The upheaval of the ‘Arab Spring’, the tension between Egypt’s newly-elected Muslim Brotherhood president and Egyptian Army generals, added to the heightened fears along the border with Israel, meant there was a heavy military presence in the Sinai Desert.
The Sinn Féin activists’ bus journey across Sinai took 10 hours.
“I began the long journey to find it being prolonged due to checkpoints; not just by the Egyptian Army but also by those caught up in the recent revolution.
“About an hour into the journey, we were stopped and surrounded by men in plainclothes and armed. It was all quite surreal and happened quite quickly. They pulled the doors of the vehicle open while others opened the boot and went through our belongings.
“They were shouting at us for our passports. We handed them over. All the while, the men were staring at us.
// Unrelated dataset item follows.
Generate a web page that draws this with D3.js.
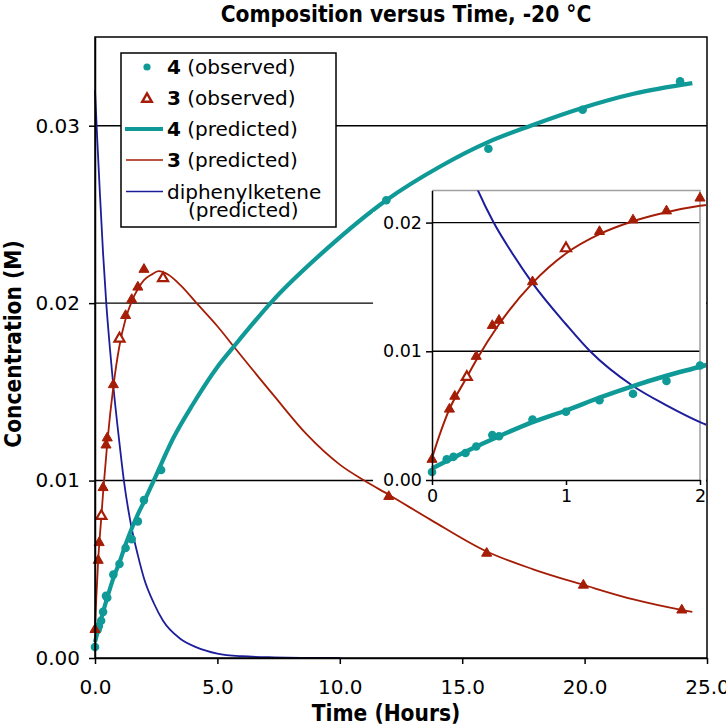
<!DOCTYPE html>
<html>
<head>
<meta charset="utf-8">
<script src="https://cdn.jsdelivr.net/npm/d3@7"></script>
<style>
  body { margin: 0; background: #fff; }
  svg { font-family: "DejaVu Sans", Verdana, sans-serif; }
  .bold { font-family: "DejaVu Sans Condensed", "DejaVu Sans", sans-serif; font-stretch: condensed; font-weight: bold; }
</style>
</head>
<body>
<svg id="chart" width="726" height="725"></svg>
<script>
// ---- data (time in hours, concentration in M) ----
const obs4Time = [0, 0.11, 0.16, 0.25, 0.33, 0.45, 0.5, 0.75, 1.0, 1.25, 1.5, 1.75, 2.0, 2.7, 11.9, 16.07, 19.92, 23.9];
const obs4Conc = [0.00062, 0.0016, 0.0018, 0.0021, 0.0026, 0.0035, 0.0034, 0.0047, 0.0053, 0.0062, 0.0067, 0.0077, 0.0089, 0.0106, 0.0258, 0.0287, 0.0309, 0.0325];

const obs3Time = [0, 0.13, 0.17, 0.26, 0.33, 0.45, 0.5, 0.75, 1.0, 1.25, 1.5, 1.75, 2.0, 2.78, 12.0, 16.0, 19.95, 23.97];
const obs3Conc = [0.0016, 0.0055, 0.0065, 0.0080, 0.0096, 0.0120, 0.0124, 0.0154, 0.0180, 0.0193, 0.0202, 0.0209, 0.0219, 0.0214, 0.0091, 0.0059, 0.0041, 0.0027];
const obs3Hollow = [0.26, 1.0, 2.78];

const pred4Time = [0, 0.25, 0.5, 0.75, 1, 1.25, 1.5, 1.75, 2, 2.4, 3.2, 4, 5, 5.7, 7.3, 9.5, 11.9, 14.1, 16.1, 17.8, 19.9, 22, 24.4];
const pred4Conc = [0.0009, 0.0022, 0.0034, 0.0045, 0.0054, 0.0064, 0.0073, 0.0081, 0.0088, 0.0100, 0.0124, 0.0143, 0.0164, 0.0176, 0.0202, 0.0231, 0.0258, 0.0277, 0.0291, 0.0300, 0.0310, 0.0318, 0.0324];

const pred3Time = [0, 0.05, 0.13, 0.25, 0.33, 0.5, 0.75, 1, 1.25, 1.5, 1.75, 2, 2.3, 2.6, 3, 3.5, 4.15, 5, 5.7, 7.3, 8.65, 10, 11, 12, 13.7, 16, 17.9, 20, 22, 24, 24.4];
const pred3Conc = [0.0017, 0.0033, 0.0055, 0.0078, 0.0093, 0.0121, 0.0153, 0.0176, 0.0191, 0.0201, 0.0208, 0.0213, 0.0216, 0.0218, 0.0216, 0.0210, 0.0200, 0.0187, 0.0175, 0.0148, 0.0126, 0.0109, 0.0100, 0.0092, 0.0078, 0.0060, 0.0050, 0.0041, 0.0033, 0.0027, 0.0026];

const ketTime = [0, 0.1, 0.2, 0.33, 0.46, 0.6, 0.75, 1, 1.18, 1.5, 1.75, 2, 2.4, 2.78, 3.47, 4.15, 5, 6, 7.3, 10];
const ketConc = [0.0320, 0.0290, 0.0262, 0.0228, 0.0200, 0.0176, 0.0153, 0.0121, 0.0100, 0.0073, 0.0058, 0.0045, 0.0031, 0.0021, 0.0011, 0.0006, 0.00025, 0.0001, 0.00004, 0];

const xTicks = [0, 5, 10, 15, 20, 25];
const yTicks = [0, 0.01, 0.02, 0.03];
const insetXTicks = [0, 1, 2];
const insetYTicks = [0, 0.01, 0.02];

const legendRows = ["4", "3", "4", "3", "diphenylketene"];

// ---- style ----
const TEAL = "#0f9a97", RED = "#a51d06", BLUE = "#1d1d9b";

const zip = (ts, cs) => ts.map((t, i) => ({t: t, c: cs[i]}));
const obs4 = zip(obs4Time, obs4Conc);
const obs3 = zip(obs3Time, obs3Conc);
const pred4 = zip(pred4Time, pred4Conc);
const pred3 = zip(pred3Time, pred3Conc);
const ket = zip(ketTime, ketConc);

const svg = d3.select("#chart");

const x = d3.scaleLinear().domain([0, 25]).range([95, 707]);
const y = d3.scaleLinear().domain([0, 0.035]).range([658, 37]);

const tri = d3.symbol(d3.symbolTriangle, 44);

const drawSeries = (g, xs, ys, lw) => {
    const line = d3.line().x(d => xs(d.t)).y(d => ys(d.c)).curve(d3.curveMonotoneX);

    g.append("path").datum(ket)
        .attr("fill", "none").attr("stroke", BLUE).attr("stroke-width", lw.thin)
        .attr("d", line);
    g.append("path").datum(pred3)
        .attr("fill", "none").attr("stroke", RED).attr("stroke-width", lw.thin)
        .attr("d", line);
    g.append("path").datum(pred4)
        .attr("fill", "none").attr("stroke", TEAL).attr("stroke-width", lw.thick)
        .attr("d", line);

    g.append("g").selectAll("circle").data(obs4).join("circle")
        .attr("cx", d => xs(d.t)).attr("cy", d => ys(d.c))
        .attr("r", lw.r).attr("fill", TEAL);

    g.append("g").selectAll("path").data(obs3).join("path")
        .attr("transform", d => "translate(" + xs(d.t) + "," + ys(d.c) + ")")
        .attr("d", tri)
        .attr("fill", d => obs3Hollow.includes(d.t) ? "#fff" : RED)
        .attr("stroke", RED)
        .attr("stroke-width", d => obs3Hollow.includes(d.t) ? 2.2 : 1);
};

// main gridlines
svg.append("g").selectAll("line").data(yTicks.filter(d => d > 0)).join("line")
    .attr("x1", x(0)).attr("x2", x(25))
    .attr("y1", d => y(d)).attr("y2", d => y(d))
    .attr("stroke", "#000").attr("stroke-width", 1.4);

drawSeries(svg.append("g"), x, y, {thin: 1.8, thick: 4.2, r: 4.3});

// frame
svg.append("rect")
    .attr("x", x(0)).attr("y", y(0.035))
    .attr("width", x(25) - x(0)).attr("height", y(0) - y(0.035))
    .attr("fill", "none").attr("stroke", "#000").attr("stroke-width", 1.5);

const styleAxis = (g, size) => {
    g.selectAll("path.domain").attr("stroke", "#000").attr("stroke-width", 1.5);
    g.selectAll(".tick line").attr("stroke", "#000").attr("stroke-width", 1.5);
    g.selectAll(".tick text").attr("fill", "#000").style("font-size", size + "px")
        .style("font-family", "'DejaVu Sans', Verdana, sans-serif");
};

svg.append("g").attr("transform", "translate(0," + y(0) + ")")
    .call(d3.axisBottom(x).tickValues(xTicks).tickFormat(d3.format(".1f")).tickSize(6).tickSizeOuter(0).tickPadding(16))
    .call(g => styleAxis(g, 20));

svg.append("g").attr("transform", "translate(" + x(0) + ",0)")
    .call(d3.axisLeft(y).tickValues(yTicks).tickFormat(d3.format(".2f")).tickSize(6).tickSizeOuter(0).tickPadding(9))
    .call(g => styleAxis(g, 20));

// titles
svg.append("text").attr("class", "bold")
    .attr("x", 406).attr("y", 22).attr("text-anchor", "middle")
    .style("font-size", "22.5px").text("Composition versus Time, -20 °C");

svg.append("text").attr("class", "bold")
    .attr("x", 386).attr("y", 721).attr("text-anchor", "middle")
    .style("font-size", "22.5px").text("Time (Hours)");

svg.append("text").attr("class", "bold")
    .attr("transform", "translate(21,344) rotate(-90)").attr("text-anchor", "middle")
    .style("font-size", "22.5px").text("Concentration (M)");

// ---- inset ----
const xi = d3.scaleLinear().domain([0, 2]).range([432, 700]);
const yi = d3.scaleLinear().domain([0, 0.0225]).range([480, 190.4]);
const inset = svg.append("g");

// white backing: plot area plus the tick-label strip on its left
inset.append("rect").attr("x", 428).attr("y", 186).attr("width", 278).attr("height", 296).attr("fill", "#fff");
inset.append("rect").attr("x", 373).attr("y", 212).attr("width", 60).attr("height", 270).attr("fill", "#fff");

inset.append("g").selectAll("line").data(insetYTicks.filter(d => d > 0)).join("line")
    .attr("x1", xi(0)).attr("x2", xi(2))
    .attr("y1", d => yi(d)).attr("y2", d => yi(d))
    .attr("stroke", "#000").attr("stroke-width", 1.4);

inset.append("path")
    .attr("d", "M" + xi(0) + "," + yi(0.0225) + "H" + xi(2) + "V" + yi(0))
    .attr("fill", "none").attr("stroke", "#a0a0a0").attr("stroke-width", 1.5);

svg.append("clipPath").attr("id", "insetClip").append("rect")
    .attr("x", xi(0) - 6).attr("y", yi(0.0225))
    .attr("width", xi(2) - xi(0) + 12).attr("height", yi(0) - yi(0.0225) + 6);

drawSeries(inset.append("g").attr("clip-path", "url(#insetClip)"), xi, yi, {thin: 2, thick: 4.5, r: 4.3});

inset.append("g").attr("transform", "translate(0," + yi(0) + ")")
    .call(d3.axisBottom(xi).tickValues(insetXTicks).tickFormat(d3.format("d")).tickSize(5).tickSizeOuter(0).tickPadding(5))
    .call(g => styleAxis(g, 17.5));

inset.append("g").attr("transform", "translate(" + xi(0) + ",0)")
    .call(d3.axisLeft(yi).tickValues(insetYTicks).tickFormat(d3.format(".2f")).tickSize(6).tickSizeOuter(0).tickPadding(4))
    .call(g => styleAxis(g, 17.5));

// ---- legend ----
const legend = svg.append("g");
legend.append("rect").attr("x", 121).attr("y", 53).attr("width", 215).attr("height", 174)
    .attr("fill", "#fff").attr("stroke", "#000").attr("stroke-width", 1.5);

const rowY = [67, 98, 129, 160, 191.5];
const suffix = ["(observed)", "(observed)", "(predicted)", "(predicted)", ""];

legend.append("circle").attr("cx", 147).attr("cy", rowY[0]).attr("r", 3.6).attr("fill", TEAL);
legend.append("path").attr("transform", "translate(147," + (rowY[1] + 1) + ")")
    .attr("d", d3.symbol(d3.symbolTriangle, 40)).attr("fill", "#fff").attr("stroke", RED).attr("stroke-width", 2.4);
legend.append("line").attr("x1", 125).attr("x2", 163).attr("y1", rowY[2]).attr("y2", rowY[2])
    .attr("stroke", TEAL).attr("stroke-width", 4);
legend.append("line").attr("x1", 126).attr("x2", 163).attr("y1", rowY[3]).attr("y2", rowY[3])
    .attr("stroke", RED).attr("stroke-width", 1.5);
legend.append("line").attr("x1", 126).attr("x2", 163).attr("y1", rowY[4]).attr("y2", rowY[4])
    .attr("stroke", BLUE).attr("stroke-width", 1.5);

legendRows.forEach((label, i) => {
    const t = legend.append("text").attr("x", 167).attr("y", rowY[i]).attr("dy", "0.36em")
        .style("font-size", "20px");
    if (i < 4) {
        t.append("tspan").style("font-weight", "bold").text(label);
        t.append("tspan").text(" " + suffix[i]);
    } else {
        t.text(label);
    }
});
legend.append("text").attr("x", 188).attr("y", 210).attr("dy", "0.36em")
    .style("font-size", "20px").text("(predicted)");
</script>
</body>
</html>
A few girls had their hair quite loose and had their arms on show so, being an Arab country, this was seen as quite provocative.
“They talked amongst each other while two men brought the driver into a hut. At this stage we were completely clueless as to what was going on or what was going to happen.”
Eventually, the men (Mary Kate never found out who they were) told them they were not allowed through.
“It was quite nerve wracking as I had no idea where we were or where we would end up.”
They drove two hours south to a place called Taba where they got a minibus to take them to Cairo.
Mary Kate recounted how they drove through the desert for an hour and drove into an Egyptian Army checkpoint.
They again requested their passports.
“The Army held us for 30 minutes or so then announced they would be giving us an escort due to the possible danger of being kidnapped.
“They were wary of this as we were ‘Westerners’ and if anything happened there would be an international outcry. The soldiers rotated throughout the escort, which lasted around five hours of our journey. I was never as glad to see a place as I was to see Cairo.”